EXERCISE DETAILS
Set the listing down again in full, word for word, with the pictures left out.

PROVIDED DATA

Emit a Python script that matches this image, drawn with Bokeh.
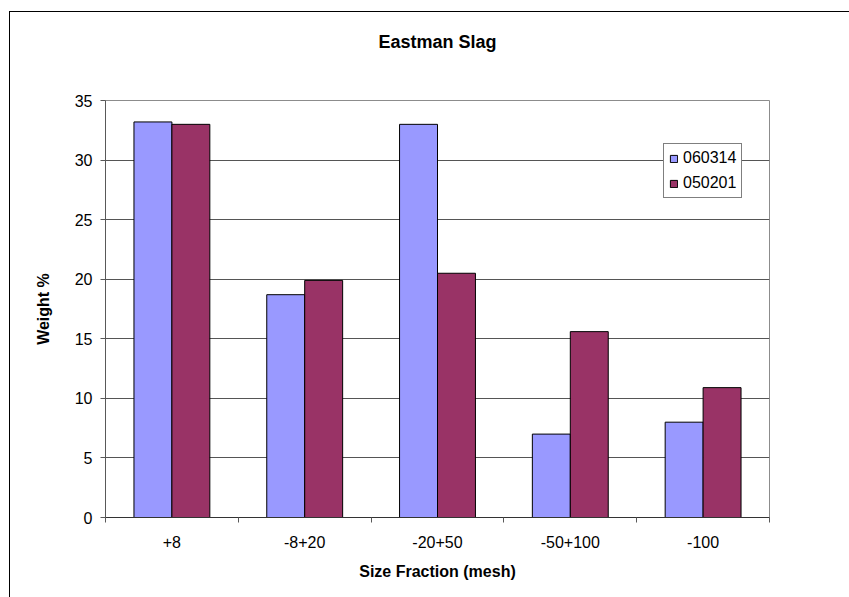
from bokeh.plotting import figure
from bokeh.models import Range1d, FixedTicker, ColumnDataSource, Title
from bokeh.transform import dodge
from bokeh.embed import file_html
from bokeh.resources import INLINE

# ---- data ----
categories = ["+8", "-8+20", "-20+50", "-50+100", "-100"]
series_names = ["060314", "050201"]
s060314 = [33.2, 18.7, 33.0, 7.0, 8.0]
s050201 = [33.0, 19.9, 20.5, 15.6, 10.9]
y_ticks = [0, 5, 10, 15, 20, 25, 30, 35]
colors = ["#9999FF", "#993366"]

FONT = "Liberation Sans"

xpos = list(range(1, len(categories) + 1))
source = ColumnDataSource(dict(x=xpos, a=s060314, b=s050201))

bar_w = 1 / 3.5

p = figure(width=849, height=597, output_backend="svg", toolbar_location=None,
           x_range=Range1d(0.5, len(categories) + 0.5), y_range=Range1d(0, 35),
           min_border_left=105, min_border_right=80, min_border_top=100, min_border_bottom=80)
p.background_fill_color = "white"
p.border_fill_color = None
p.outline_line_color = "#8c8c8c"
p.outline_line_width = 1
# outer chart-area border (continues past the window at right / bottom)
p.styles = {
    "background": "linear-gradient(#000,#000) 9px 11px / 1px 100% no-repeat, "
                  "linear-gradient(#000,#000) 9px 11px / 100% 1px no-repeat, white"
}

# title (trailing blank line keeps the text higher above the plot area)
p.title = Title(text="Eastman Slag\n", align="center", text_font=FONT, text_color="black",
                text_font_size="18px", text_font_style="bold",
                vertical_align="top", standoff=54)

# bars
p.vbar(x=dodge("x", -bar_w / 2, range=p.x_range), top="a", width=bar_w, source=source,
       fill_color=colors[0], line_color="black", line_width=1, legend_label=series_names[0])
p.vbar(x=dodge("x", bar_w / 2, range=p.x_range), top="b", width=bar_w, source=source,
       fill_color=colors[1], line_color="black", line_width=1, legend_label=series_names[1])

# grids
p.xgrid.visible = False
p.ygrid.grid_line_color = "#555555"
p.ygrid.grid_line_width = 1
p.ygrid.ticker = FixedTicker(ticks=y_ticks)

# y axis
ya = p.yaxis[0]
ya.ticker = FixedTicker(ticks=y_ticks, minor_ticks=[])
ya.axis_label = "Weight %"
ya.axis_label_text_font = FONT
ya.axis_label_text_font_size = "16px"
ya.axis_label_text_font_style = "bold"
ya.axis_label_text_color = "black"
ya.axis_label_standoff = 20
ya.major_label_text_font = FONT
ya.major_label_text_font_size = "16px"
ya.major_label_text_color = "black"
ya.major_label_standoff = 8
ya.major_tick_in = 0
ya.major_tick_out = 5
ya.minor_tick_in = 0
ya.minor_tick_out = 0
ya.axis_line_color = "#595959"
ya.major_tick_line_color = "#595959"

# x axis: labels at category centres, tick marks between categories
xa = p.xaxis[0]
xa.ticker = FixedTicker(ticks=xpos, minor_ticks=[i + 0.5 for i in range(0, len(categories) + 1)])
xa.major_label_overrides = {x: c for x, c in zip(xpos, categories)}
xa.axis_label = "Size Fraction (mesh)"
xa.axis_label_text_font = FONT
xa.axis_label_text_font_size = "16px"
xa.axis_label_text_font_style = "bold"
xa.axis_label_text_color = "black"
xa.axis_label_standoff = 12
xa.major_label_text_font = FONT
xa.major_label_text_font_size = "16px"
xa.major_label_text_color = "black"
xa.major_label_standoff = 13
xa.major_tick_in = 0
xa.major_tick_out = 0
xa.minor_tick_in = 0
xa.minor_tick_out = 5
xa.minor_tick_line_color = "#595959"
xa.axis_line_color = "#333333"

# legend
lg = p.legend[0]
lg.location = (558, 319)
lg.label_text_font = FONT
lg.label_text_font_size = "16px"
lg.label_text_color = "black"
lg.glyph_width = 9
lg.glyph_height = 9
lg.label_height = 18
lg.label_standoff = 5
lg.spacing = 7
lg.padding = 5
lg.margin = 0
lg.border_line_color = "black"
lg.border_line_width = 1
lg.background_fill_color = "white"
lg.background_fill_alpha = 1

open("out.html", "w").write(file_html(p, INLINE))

RESULT
Emit a Python script that matches this image, drawn with Bokeh.
from bokeh.plotting import figure
from bokeh.models import Range1d, FixedTicker, ColumnDataSource, Title
from bokeh.transform import dodge
from bokeh.embed import file_html
from bokeh.resources import INLINE

# ---- data ----
categories = ["+8", "-8+20", "-20+50", "-50+100", "-100"]
series_names = ["060314", "050201"]
s060314 = [33.2, 18.7, 33.0, 7.0, 8.0]
s050201 = [33.0, 19.9, 20.5, 15.6, 10.9]
y_ticks = [0, 5, 10, 15, 20, 25, 30, 35]
colors = ["#9999FF", "#993366"]

FONT = "Liberation Sans"

xpos = list(range(1, len(categories) + 1))
source = ColumnDataSource(dict(x=xpos, a=s060314, b=s050201))

bar_w = 1 / 3.5

p = figure(width=849, height=597, output_backend="svg", toolbar_location=None,
           x_range=Range1d(0.5, len(categories) + 0.5), y_range=Range1d(0, 35),
           min_border_left=105, min_border_right=80, min_border_top=100, min_border_bottom=80)
p.background_fill_color = "white"
p.border_fill_color = None
p.outline_line_color = "#8c8c8c"
p.outline_line_width = 1
# outer chart-area border (continues past the window at right / bottom)
p.styles = {
    "background": "linear-gradient(#000,#000) 9px 11px / 1px 100% no-repeat, "
                  "linear-gradient(#000,#000) 9px 11px / 100% 1px no-repeat, white"
}

# title (trailing blank line keeps the text higher above the plot area)
p.title = Title(text="Eastman Slag\n", align="center", text_font=FONT, text_color="black",
                text_font_size="18px", text_font_style="bold",
                vertical_align="top", standoff=54)

# bars
p.vbar(x=dodge("x", -bar_w / 2, range=p.x_range), top="a", width=bar_w, source=source,
       fill_color=colors[0], line_color="black", line_width=1, legend_label=series_names[0])
p.vbar(x=dodge("x", bar_w / 2, range=p.x_range), top="b", width=bar_w, source=source,
       fill_color=colors[1], line_color="black", line_width=1, legend_label=series_names[1])

# grids
p.xgrid.visible = False
p.ygrid.grid_line_color = "#555555"
p.ygrid.grid_line_width = 1
p.ygrid.ticker = FixedTicker(ticks=y_ticks)

# y axis
ya = p.yaxis[0]
ya.ticker = FixedTicker(ticks=y_ticks, minor_ticks=[])
ya.axis_label = "Weight %"
ya.axis_label_text_font = FONT
ya.axis_label_text_font_size = "16px"
ya.axis_label_text_font_style = "bold"
ya.axis_label_text_color = "black"
ya.axis_label_standoff = 20
ya.major_label_text_font = FONT
ya.major_label_text_font_size = "16px"
ya.major_label_text_color = "black"
ya.major_label_standoff = 8
ya.major_tick_in = 0
ya.major_tick_out = 5
ya.minor_tick_in = 0
ya.minor_tick_out = 0
ya.axis_line_color = "#595959"
ya.major_tick_line_color = "#595959"

# x axis: labels at category centres, tick marks between categories
xa = p.xaxis[0]
xa.ticker = FixedTicker(ticks=xpos, minor_ticks=[i + 0.5 for i in range(0, len(categories) + 1)])
xa.major_label_overrides = {x: c for x, c in zip(xpos, categories)}
xa.axis_label = "Size Fraction (mesh)"
xa.axis_label_text_font = FONT
xa.axis_label_text_font_size = "16px"
xa.axis_label_text_font_style = "bold"
xa.axis_label_text_color = "black"
xa.axis_label_standoff = 12
xa.major_label_text_font = FONT
xa.major_label_text_font_size = "16px"
xa.major_label_text_color = "black"
xa.major_label_standoff = 13
xa.major_tick_in = 0
xa.major_tick_out = 0
xa.minor_tick_in = 0
xa.minor_tick_out = 5
xa.minor_tick_line_color = "#595959"
xa.axis_line_color = "#333333"

# legend
lg = p.legend[0]
lg.location = (558, 319)
lg.label_text_font = FONT
lg.label_text_font_size = "16px"
lg.label_text_color = "black"
lg.glyph_width = 9
lg.glyph_height = 9
lg.label_height = 18
lg.label_standoff = 5
lg.spacing = 7
lg.padding = 5
lg.margin = 0
lg.border_line_color = "black"
lg.border_line_width = 1
lg.background_fill_color = "white"
lg.background_fill_alpha = 1

open("out.html", "w").write(file_html(p, INLINE))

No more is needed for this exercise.